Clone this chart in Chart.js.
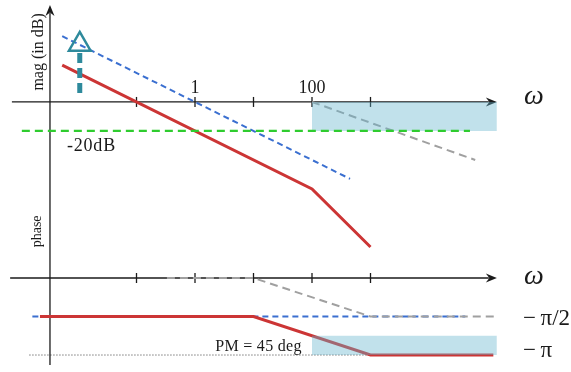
<!DOCTYPE html>
<html><head><meta charset="utf-8">
<script src="https://cdn.jsdelivr.net/npm/chart.js@4/dist/chart.umd.min.js"></script>
<style>html,body{margin:0;padding:0;background:#fff}canvas{display:block}</style>
</head><body>
<canvas id="c" width="571" height="372"></canvas>
<script>
// x axis: log10(omega) in decades; magnitude in dB; phase in degrees
const decadeTicks = [-1, 0, 1, 2, 3];
const tickLabelDecades = [0, 2];
const tickLabelTexts = ['1', '100'];

const magLoopW = [-2.27, 2, 3];
const magLoopDb = [25.4, -60, -100];
const magRefW = [-2.27, 2.65];
const magRefDb = [45.4, -53];
const magGrayW = [2, 4.79];
const magGrayDb = [0, -40];
const gainLineW = [-2.96, 4.7];
const gainLineDb = [-20, -20];
const markerW = [-1.97];
const markerDb = [39.7];
const markerStemW = [-1.97, -1.97];
const markerStemDb = [33.8, 6.2];
const magBoxW = [2, 5.16];
const magBoxDb = [0, -20];

const phaseLoopW = [-2.65, 1, 3, 5.1];
const phaseLoopDeg = [-90, -90, -180, -180];
const phaseRefW = [-2.78, 4.62];
const phaseRefDeg = [-90, -90];
const phaseGrayW = [-0.48, 1, 3, 5.15];
const phaseGrayDeg = [0, 0, -90, -90];
const pmLineW = [-2.83, 5.1];
const pmLineDeg = [-180, -180];
const pmBoxW = [2, 5.16];
const pmBoxDeg = [-135, -180];

const pts = (xs, ys) => xs.map((x, i) => ({x: x, y: ys[i]}));
const FONT = '"Liberation Serif", "DejaVu Serif", serif';
const INK = '#1a1a1a';

const line = (xs, ys, axis, color, width, dash, extra) => Object.assign({
  data: pts(xs, ys), yAxisID: axis, showLine: true, borderColor: color,
  borderWidth: width, borderDash: dash || [], pointRadius: 0, fill: false,
  tension: 0, clip: false, borderCapStyle: 'butt'
}, extra || {});

const boxDs = (xs, ys, axis) => ({
  data: pts(xs, [ys[0], ys[0]]), yAxisID: axis, showLine: true, borderWidth: 0,
  borderColor: 'rgba(0,0,0,0)', pointRadius: 0, fill: {value: ys[1]},
  backgroundColor: 'rgba(100,180,205,0.4)', clip: false
});

const axesPlugin = {
  id: 'bodeAxes',
  beforeDatasetsDraw(chart) {
    const ctx = chart.ctx, X = chart.scales.x, M = chart.scales.yMag, P = chart.scales.yPh;
    ctx.save();
    ctx.strokeStyle = INK; ctx.fillStyle = INK; ctx.lineWidth = 1.3;
    const arrowR = (x, y) => {
      ctx.beginPath(); ctx.moveTo(x, y); ctx.lineTo(x - 11, y - 4.5);
      ctx.lineTo(x - 7.5, y); ctx.lineTo(x - 11, y + 4.5); ctx.closePath(); ctx.fill();
    };
    const arrowU = (x, y) => {
      ctx.beginPath(); ctx.moveTo(x, y); ctx.lineTo(x - 4.5, y + 11);
      ctx.lineTo(x, y + 7.5); ctx.lineTo(x + 4.5, y + 11); ctx.closePath(); ctx.fill();
    };
    // magnitude omega axis
    const ym = M.getPixelForValue(0);
    const xe = X.getPixelForValue(5.16);
    ctx.beginPath(); ctx.moveTo(X.getPixelForValue(-3.13), ym); ctx.lineTo(xe - 8, ym); ctx.stroke();
    arrowR(xe, ym);
    // phase omega axis
    const yp = P.getPixelForValue(0);
    ctx.beginPath(); ctx.moveTo(X.getPixelForValue(-3.16), yp); ctx.lineTo(xe - 8, yp); ctx.stroke();
    arrowR(xe, yp);
    // ticks
    decadeTicks.forEach(d => {
      const x = X.getPixelForValue(d);
      ctx.beginPath(); ctx.moveTo(x, ym - 5); ctx.lineTo(x, ym + 5); ctx.stroke();
      ctx.beginPath(); ctx.moveTo(x, yp - 5); ctx.lineTo(x, yp + 5); ctx.stroke();
    });
    // vertical axis
    const xv = X.getPixelForValue(-2.479);
    const yt = M.getPixelForValue(66.9);
    ctx.beginPath(); ctx.moveTo(xv, P.getPixelForValue(-203.4)); ctx.lineTo(xv, yt + 8); ctx.stroke();
    arrowU(xv, yt);
    ctx.restore();
  },
  afterDraw(chart) {
    const ctx = chart.ctx, X = chart.scales.x, M = chart.scales.yMag, P = chart.scales.yPh;
    ctx.save();
    ctx.fillStyle = INK;
    ctx.textAlign = 'center'; ctx.textBaseline = 'middle';
    ctx.font = '18px ' + FONT;
    tickLabelDecades.forEach((d, i) => ctx.fillText(tickLabelTexts[i], X.getPixelForValue(d), M.getPixelForValue(9.7)));
    ctx.font = '18px ' + FONT;
    ctx.letterSpacing = '0.8px';
    ctx.fillText('-20dB', X.getPixelForValue(-1.77), M.getPixelForValue(-30.3));
    ctx.letterSpacing = '0.3px';
    ctx.font = '16px ' + FONT;
    ctx.fillText('PM = 45 deg', X.getPixelForValue(1.085), P.getPixelForValue(-161.3));
    ctx.letterSpacing = '0px';
    // rotated axis titles
    const rot = (t, x, y, size) => {
      ctx.save(); ctx.translate(x, y); ctx.rotate(-Math.PI / 2);
      ctx.font = size + 'px ' + FONT; ctx.fillText(t, 0, 0); ctx.restore();
    };
    rot('mag (in dB)', X.getPixelForValue(-2.667), M.getPixelForValue(34.5), 16);
    rot('phase', X.getPixelForValue(-2.70), P.getPixelForValue(109), 14);
    // omega labels
    ctx.textAlign = 'center'; ctx.textBaseline = 'alphabetic';
    ctx.font = 'italic 28px ' + FONT;
    ctx.fillText('ω', X.getPixelForValue(5.795), M.getPixelForValue(-1.4));
    ctx.fillText('ω', X.getPixelForValue(5.795), P.getPixelForValue(-14));
    ctx.textAlign = 'left';
    ctx.font = '23px ' + FONT;
    ctx.fillText('−\u2009π/2', X.getPixelForValue(5.607), P.getPixelForValue(-109.9));
    ctx.fillText('−\u2009π', X.getPixelForValue(5.607), P.getPixelForValue(-184.6));
    ctx.restore();
  }
};

new Chart(document.getElementById('c'), {
  type: 'scatter',
  data: {
    datasets: [
      line(gainLineW, gainLineDb, 'yMag', '#2fcc2f', 2.2, [8, 5]),
      line(markerW, markerDb, 'yMag', '#2e8a9c', 0, [], {pointRadius: 12.5, pointStyle: 'triangle', pointBorderWidth: 2.5, pointBorderColor: '#2e8a9c', pointBackgroundColor: 'rgba(255,255,255,0)', showLine: false}),
      line(markerStemW, markerStemDb, 'yMag', '#2e8a9c', 5, [10, 5]),
      boxDs(magBoxW, magBoxDb, 'yMag'),
      boxDs(pmBoxW, pmBoxDeg, 'yPh'),
      line(magLoopW, magLoopDb, 'yMag', '#cc3535', 3),
      line(phaseLoopW, phaseLoopDeg, 'yPh', '#cc3535', 3),
      line(magGrayW, magGrayDb, 'yMag', '#a0a0a0', 2, [8, 5]),
      line(phaseGrayW, phaseGrayDeg, 'yPh', '#a0a0a0', 2, [8, 5]),
      line(magRefW, magRefDb, 'yMag', '#3a6fd0', 2, [6, 4]),
      line(phaseRefW, phaseRefDeg, 'yPh', '#3a6fd0', 2, [6, 4]),
      line(pmLineW, pmLineDeg, 'yPh', '#222222', 0.9, [1, 2])
    ]
  },
  options: {
    responsive: false, animation: false, events: [],
    layout: {padding: 0, autoPadding: false},
    plugins: {legend: {display: false}, tooltip: {enabled: false}},
    scales: {
      x: {type: 'linear', display: false, min: -195 / 58.5, max: 376 / 58.5},
      yMag: {type: 'linear', display: false, min: -186.2, max: 70.3},
      yPh: {type: 'linear', display: false, min: -219.7, max: 649.9}
    }
  },
  plugins: [axesPlugin]
});
</script>
</body></html>
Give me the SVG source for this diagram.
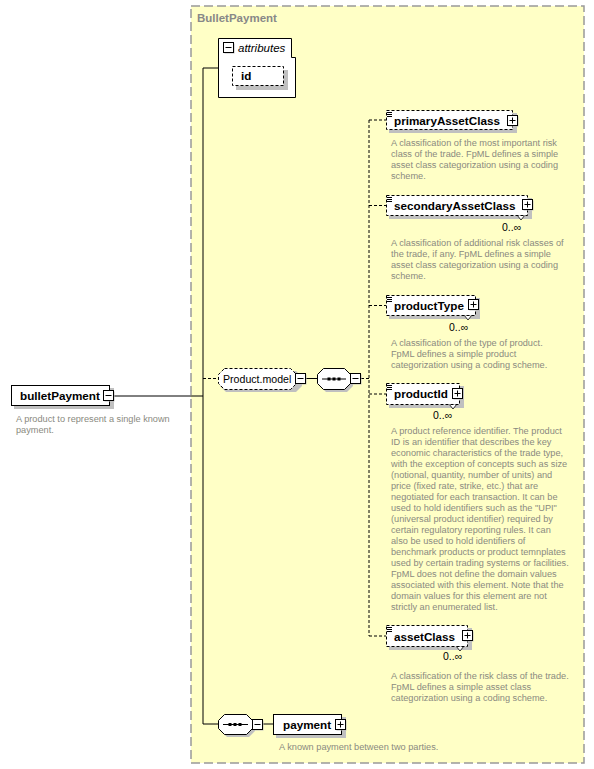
<svg xmlns="http://www.w3.org/2000/svg" width="594" height="769" viewBox="0 0 594 769">
<style>
.lbl{font-family:"Liberation Sans",Arial,sans-serif;font-size:11.7px;font-weight:bold;fill:#000}
.desc{font-family:"Liberation Sans",Arial,sans-serif;font-size:9.2px;fill:#8a8a80}
.occ{font-family:"Liberation Sans",Arial,sans-serif;font-size:10.5px;fill:#000}
.box{fill:#fff;stroke:#000;stroke-width:1}
.opt{fill:#fff;stroke:#000;stroke-width:1;stroke-dasharray:3,2}
.shd{fill:#c0c0c0}
.ln{fill:none;stroke:#000;stroke-width:1}
.dl{fill:none;stroke:#000;stroke-width:1;stroke-dasharray:3,2}
.ic{fill:#fff;stroke:#000;stroke-width:1}
</style>
<defs>
<g id="plus"><rect class="shd" x="1.5" y="1.5" width="10" height="10"/><rect class="ic" x="0.5" y="0.5" width="10" height="10"/><path class="ln" d="M2.5,5.5H8.5M5.5,2.5V8.5"/></g>
<g id="minus"><rect class="shd" x="1.5" y="1.5" width="10" height="10"/><rect class="ic" x="0.5" y="0.5" width="10" height="10"/><path class="ln" d="M2.5,5.5H8.5"/></g>
<g id="doc"><path d="M1,1.5H6M1,3.5H6M1,5.5H6" stroke="#000" stroke-width="1" fill="none"/></g>
</defs>

<g id="BulletPayment">
<rect x="191" y="6" width="393" height="757" fill="#ffffc6" stroke="#999" stroke-width="1.5" stroke-dasharray="9,4"/>
<text x="197" y="22" font-family="Liberation Sans,Arial,sans-serif" font-size="11.5" font-weight="bold" fill="#888">BulletPayment</text>
</g>

<g id="connectors">
<path class="ln" d="M114,396H203M203,68V724M203,68H218M203,724H218M306,378.5H317M263,724H273"/>
<path class="dl" d="M203,378.5H218M361,378.5H369M369,120V636M369,120H386M369,205.5H386M369,305.5H386M369,394H386M369,636H386"/>
</g>

<g id="bulletPayment">
<rect class="shd" x="14" y="388" width="100" height="21"/>
<rect class="box" x="11.5" y="385.5" width="98" height="20"/>
<text class="lbl" x="20" y="400">bulletPayment</text>
<use href="#minus" x="103" y="390"/>
<text class="desc" x="16" y="421.5">A product to represent a single known</text>
<text class="desc" x="16" y="432.5">payment.</text>
</g>

<g id="attributes">
<path class="box" d="M218.5,38.5H291.5V57.5H295.5V97.5H218.5Z"/>
<use href="#minus" x="223" y="42"/>
<text x="238" y="52" font-family="Liberation Sans,Arial,sans-serif" font-size="11.5" font-style="italic">attributes</text>
</g>
<g id="id">
<rect class="shd" x="236" y="70" width="52" height="20"/>
<rect class="opt" x="232.5" y="66.5" width="51" height="19"/>
<text class="lbl" x="241" y="80">id</text>
</g>

<g id="Product.model">
<path class="shd" d="M226,371H296L302,377V386L296,392H226L220,386V377Z"/>
<path class="opt" d="M224.5,368.5H290.5L296.5,374.5V383.5L290.5,389.5H224.5L218.5,383.5V374.5Z"/>
<text x="223" y="382.5" font-family="Liberation Sans,Arial,sans-serif" font-size="10.6" fill="#000">Product.model</text>
<use href="#minus" x="295" y="373"/>
</g>

<g id="sequence1">
<path class="shd" d="M326,371H347L353,377V386L347,392H326L320,386V377Z"/>
<path class="box" d="M323.5,368.5H344.5L350.5,374.5V383.5L344.5,389.5H323.5L317.5,383.5V374.5Z"/>
<path class="ln" d="M322,379H346"/>
<rect x="327.5" y="377.5" width="3" height="3" fill="#000"/><rect x="332.5" y="377.5" width="3" height="3" fill="#000"/><rect x="337.5" y="377.5" width="3" height="3" fill="#000"/>
<use href="#minus" x="350" y="373"/>
</g>

<g id="primaryAssetClass">
<rect class="shd" x="389" y="113" width="128" height="20"/>
<rect class="opt" x="386.5" y="110.5" width="126" height="19"/>
<use href="#doc" x="386" y="111"/>
<text class="lbl" x="394" y="124.5">primaryAssetClass</text>
<use href="#plus" x="507" y="115"/>
<text class="desc" x="391" y="146">A classification of the most important risk</text>
<text class="desc" x="391" y="157">class of the trade. FpML defines a simple</text>
<text class="desc" x="391" y="168">asset class categorization using a coding</text>
<text class="desc" x="391" y="179">scheme.</text>
</g>

<g id="secondaryAssetClass">
<rect class="shd" x="389" y="198" width="143" height="21"/>
<path d="M517,215L521,220L525,215Z" fill="#fff" stroke="#000" stroke-width="0.8"/>
<rect class="opt" x="386.5" y="195.5" width="141" height="20"/>
<use href="#doc" x="386" y="196"/>
<text class="lbl" x="394" y="210">secondaryAssetClass</text>
<use href="#plus" x="522" y="199"/>
<text class="occ" x="502" y="231">0..∞</text>
<text class="desc" x="391" y="246">A classification of additional risk classes of</text>
<text class="desc" x="391" y="257">the trade, if any. FpML defines a simple</text>
<text class="desc" x="391" y="268">asset class categorization using a coding</text>
<text class="desc" x="391" y="279">scheme.</text>
</g>

<g id="productType">
<rect class="shd" x="389" y="298" width="91" height="21"/>
<path d="M464,315L468,320L472,315Z" fill="#fff" stroke="#000" stroke-width="0.8"/>
<rect class="opt" x="386.5" y="295.5" width="89" height="20"/>
<use href="#doc" x="386" y="296"/>
<text class="lbl" x="394" y="310">productType</text>
<use href="#plus" x="468" y="299"/>
<text class="occ" x="449" y="331">0..∞</text>
<text class="desc" x="391" y="346">A classification of the type of product.</text>
<text class="desc" x="391" y="357">FpML defines a simple product</text>
<text class="desc" x="391" y="368">categorization using a coding scheme.</text>
</g>

<g id="productId">
<rect class="shd" x="389" y="386" width="75" height="22"/>
<path d="M449,404L453,409L457,404Z" fill="#fff" stroke="#000" stroke-width="0.8"/>
<rect class="opt" x="386.5" y="383.5" width="73" height="21"/>
<use href="#doc" x="386" y="384"/>
<text class="lbl" x="394" y="398">productId</text>
<use href="#plus" x="452" y="388"/>
<text class="occ" x="433" y="419">0..∞</text>
<text class="desc" x="391" y="434">A product reference identifier. The product</text>
<text class="desc" x="391" y="445">ID is an identifier that describes the key</text>
<text class="desc" x="391" y="456">economic characteristics of the trade type,</text>
<text class="desc" x="391" y="467">with the exception of concepts such as size</text>
<text class="desc" x="391" y="478">(notional, quantity, number of units) and</text>
<text class="desc" x="391" y="489">price (fixed rate, strike, etc.) that are</text>
<text class="desc" x="391" y="500">negotiated for each transaction. It can be</text>
<text class="desc" x="391" y="511">used to hold identifiers such as the "UPI"</text>
<text class="desc" x="391" y="522">(universal product identifier) required by</text>
<text class="desc" x="391" y="533">certain regulatory reporting rules. It can</text>
<text class="desc" x="391" y="544">also be used to hold identifiers of</text>
<text class="desc" x="391" y="555">benchmark products or product temnplates</text>
<text class="desc" x="391" y="566">used by certain trading systems or facilities.</text>
<text class="desc" x="391" y="577">FpML does not define the domain values</text>
<text class="desc" x="391" y="588">associated with this element. Note that the</text>
<text class="desc" x="391" y="599">domain values for this element are not</text>
<text class="desc" x="391" y="610">strictly an enumerated list.</text>
</g>

<g id="assetClass">
<rect class="shd" x="389" y="628" width="83" height="22"/>
<path d="M456,646L460,651L464,646Z" fill="#fff" stroke="#000" stroke-width="0.8"/>
<rect class="opt" x="386.5" y="625.5" width="81" height="21"/>
<use href="#doc" x="386" y="626"/>
<text class="lbl" x="394" y="640.5">assetClass</text>
<use href="#plus" x="462" y="630"/>
<text class="occ" x="443" y="660">0..∞</text>
<text class="desc" x="391" y="679">A classification of the risk class of the trade.</text>
<text class="desc" x="391" y="690">FpML defines a simple asset class</text>
<text class="desc" x="391" y="701">categorization using a coding scheme.</text>
</g>

<g id="sequence2">
<path class="shd" d="M227,717H249L255,723V731L249,737H227L221,731V723Z"/>
<path class="box" d="M224.5,714.5H246.5L252.5,720.5V728.5L246.5,734.5H224.5L218.5,728.5V720.5Z"/>
<path class="ln" d="M223,724.5H248"/>
<rect x="228.5" y="723" width="3" height="3" fill="#000"/><rect x="233.5" y="723" width="3" height="3" fill="#000"/><rect x="238.5" y="723" width="3" height="3" fill="#000"/>
<use href="#minus" x="252" y="719"/>
</g>

<g id="payment">
<rect class="shd" x="276" y="717" width="70" height="21"/>
<rect class="box" x="273.5" y="714.5" width="68" height="20"/>
<text class="lbl" x="283" y="728.5">payment</text>
<use href="#plus" x="335" y="719"/>
<text class="desc" x="279" y="750">A known payment between two parties.</text>
</g>
</svg>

### Request
What is the number of lines holding the word "this"? State it alone.

### Full output
4